TO BE DONE: From the first line of the data down to and including the line with "(ctrl.east -| plant.west);", copy everything exactly, leaving out pictures.
──────────
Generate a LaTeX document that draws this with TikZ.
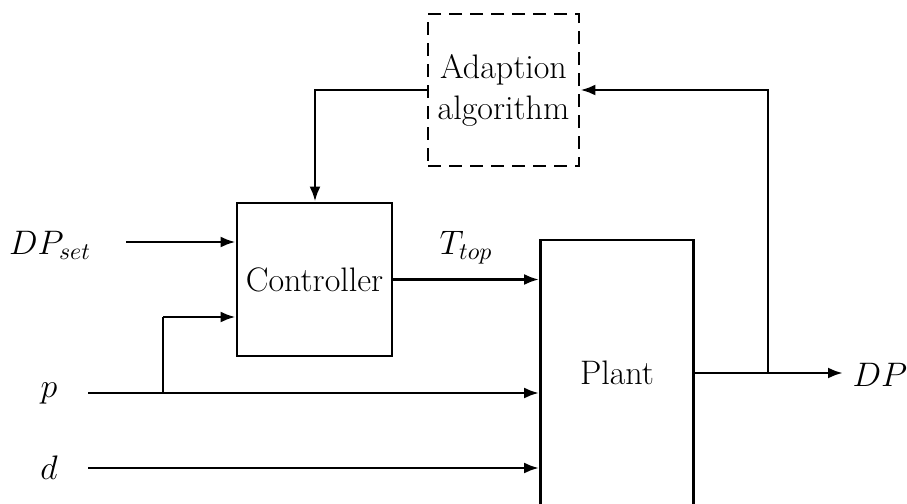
\documentclass[tikz,border=0pt]{standalone}
\usepackage{fix-cm}
\usetikzlibrary{arrows.meta}
\begin{document}
\begin{tikzpicture}[x=0.5pt,y=-0.5pt,
  every node/.style={font=\fontsize{17}{20.5}\selectfont, inner sep=0pt},
  block/.style={draw, line width=1.4pt, align=center},
  dashblock/.style={draw, line width=1.4pt, align=center, dash pattern=on 6.5pt off 4pt},
  wire/.style={line width=1.4pt},
  sig/.style={line width=1.4pt, -{Latex[length=7.5pt,width=5.5pt]}},
  lbl/.style={}
]
\useasboundingbox (0,0) rectangle (907,504);

% blocks
\node[dashblock, minimum width=75.5pt, minimum height=76pt] (adapt) at (503.5,90) {Adaption\\algorithm};
\node[block, minimum width=77.5pt, minimum height=76.5pt] (ctrl) at (314.5,279.5) {Controller};
\node[block, minimum width=76.5pt, minimum height=133pt] (plant) at (617,373) {Plant};

% signal labels
\node[lbl] (dpset) at (50,245) {$DP_{set}$};
\node[lbl] (p) at (49,393) {$p$};
\node[lbl] (d) at (49,468) {$d$};
\node[lbl] (ttop) at (466,248) {$T_{top}$};
\node[lbl] (dp) at (880,375) {$DP$};

% line ends and branch points
\coordinate (dpsetS) at (126,242);
\coordinate (pS) at (88,393);
\coordinate (dS) at (88,468);
\coordinate (pB) at (163,393);
\coordinate (pU) at (163,317);
\coordinate (outB) at (768,373);
\coordinate (outE) at (843,373);
\coordinate (fbL) at (315,90);

% inputs to the controller
\draw[sig] (dpsetS) -- (dpsetS -| ctrl.west);
\draw[wire] (pB) -- (pU);
\draw[sig] (pU) -- (pU -| ctrl.west);

% inputs to the plant
\draw[sig] (pS) -- (pS -| plant.west);
\draw[sig] (dS) -- (dS -| plant.west);
\draw[sig] (ctrl.east) -- (ctrl.east -| plant.west);

% plant output and adaption loop
\draw[sig] (plant.east) -- (outE);
\draw[sig] (outB) |- (adapt.east);
\draw[sig] (adapt.west) -- (fbL) -- (fbL |- ctrl.north);
\end{tikzpicture}
\end{document}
──────────
FINISHED EXERCISE:
Generate a LaTeX document that draws this with TikZ.
\documentclass[tikz,border=0pt]{standalone}
\usepackage{fix-cm}
\usetikzlibrary{arrows.meta}
\begin{document}
\begin{tikzpicture}[x=0.5pt,y=-0.5pt,
  every node/.style={font=\fontsize{17}{20.5}\selectfont, inner sep=0pt},
  block/.style={draw, line width=1.4pt, align=center},
  dashblock/.style={draw, line width=1.4pt, align=center, dash pattern=on 6.5pt off 4pt},
  wire/.style={line width=1.4pt},
  sig/.style={line width=1.4pt, -{Latex[length=7.5pt,width=5.5pt]}},
  lbl/.style={}
]
\useasboundingbox (0,0) rectangle (907,504);

% blocks
\node[dashblock, minimum width=75.5pt, minimum height=76pt] (adapt) at (503.5,90) {Adaption\\algorithm};
\node[block, minimum width=77.5pt, minimum height=76.5pt] (ctrl) at (314.5,279.5) {Controller};
\node[block, minimum width=76.5pt, minimum height=133pt] (plant) at (617,373) {Plant};

% signal labels
\node[lbl] (dpset) at (50,245) {$DP_{set}$};
\node[lbl] (p) at (49,393) {$p$};
\node[lbl] (d) at (49,468) {$d$};
\node[lbl] (ttop) at (466,248) {$T_{top}$};
\node[lbl] (dp) at (880,375) {$DP$};

% line ends and branch points
\coordinate (dpsetS) at (126,242);
\coordinate (pS) at (88,393);
\coordinate (dS) at (88,468);
\coordinate (pB) at (163,393);
\coordinate (pU) at (163,317);
\coordinate (outB) at (768,373);
\coordinate (outE) at (843,373);
\coordinate (fbL) at (315,90);

% inputs to the controller
\draw[sig] (dpsetS) -- (dpsetS -| ctrl.west);
\draw[wire] (pB) -- (pU);
\draw[sig] (pU) -- (pU -| ctrl.west);

% inputs to the plant
\draw[sig] (pS) -- (pS -| plant.west);
\draw[sig] (dS) -- (dS -| plant.west);
\draw[sig] (ctrl.east) -- (ctrl.east -| plant.west);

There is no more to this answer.